Call me crazy but the sun seems brighter, the sky bluer and quite frankly everything seems to be turned up to full volume. When you’re used to walking through life in a cloud of acrid grey smoke, seeing life through refreshed and rejuvenating senses can be slightly overwhelming.
I guess the point to this post is if you’re serious about quitting smoking, grab yourself a copy of Allen Carr’s Easy Way to Stop Smoking and remember, the quickest way to stop smoking, is to put out the one you’re puffing on and just not light up another. Read the book, Mr Carr does a much better job of explaining it than I can manage. I’m still stuck in the “holy shit it’s bright out here” moment.
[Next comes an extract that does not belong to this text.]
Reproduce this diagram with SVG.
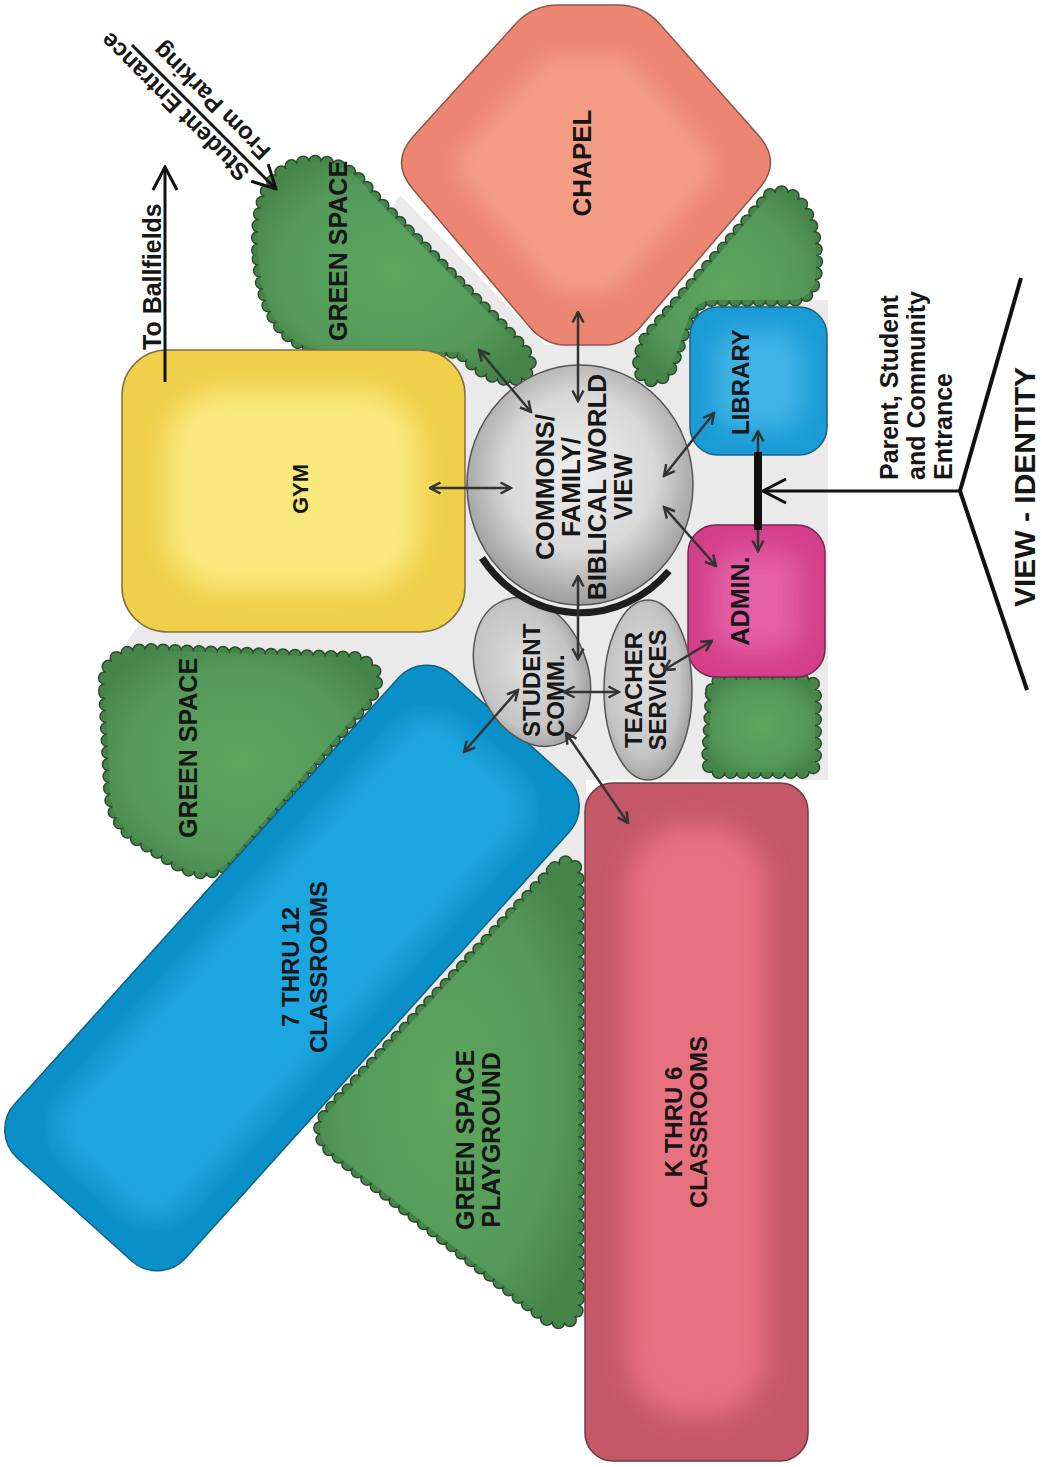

Okay…you are really starting to inspire me dammit….I want to feel like you did with the jasmine….what I am worried about it the OMG I WILL NEVER HAVE THE PLEASURE OF ANOTHER SMOKE AGAIN….in a blind panic moment….
lol I used to have that moment all the time. I’ve not had it once this time and actually, when I read your comment it made me laugh to know how quickly that thought in the past would de-rail me. I know I can have another cigarette if I want one. It’s not about denying that part of myself. What I found myself thinking in the first couple of days when I did think “never again” was “why would I want to smoke again? What’s in it for me? I can smoke again but do I really want to, knowing what life as a smoker was like and what it’s like without it?” I know I’m probably sounding slightly “the call is coming from inside the house” lol, but I wish Allen Carr was still alive so I could thank him personally. The man quit a 100 cigarette a day habit, instantly, without looking back, despite having failed so many times in the past. I don’t miss them, and to be honest, I don’t “need” whatever security I allowed myself to attach to them in the past. You can do this Lisa, you will do it. But you can only do it when you’re ready and it’s about you and no-one else.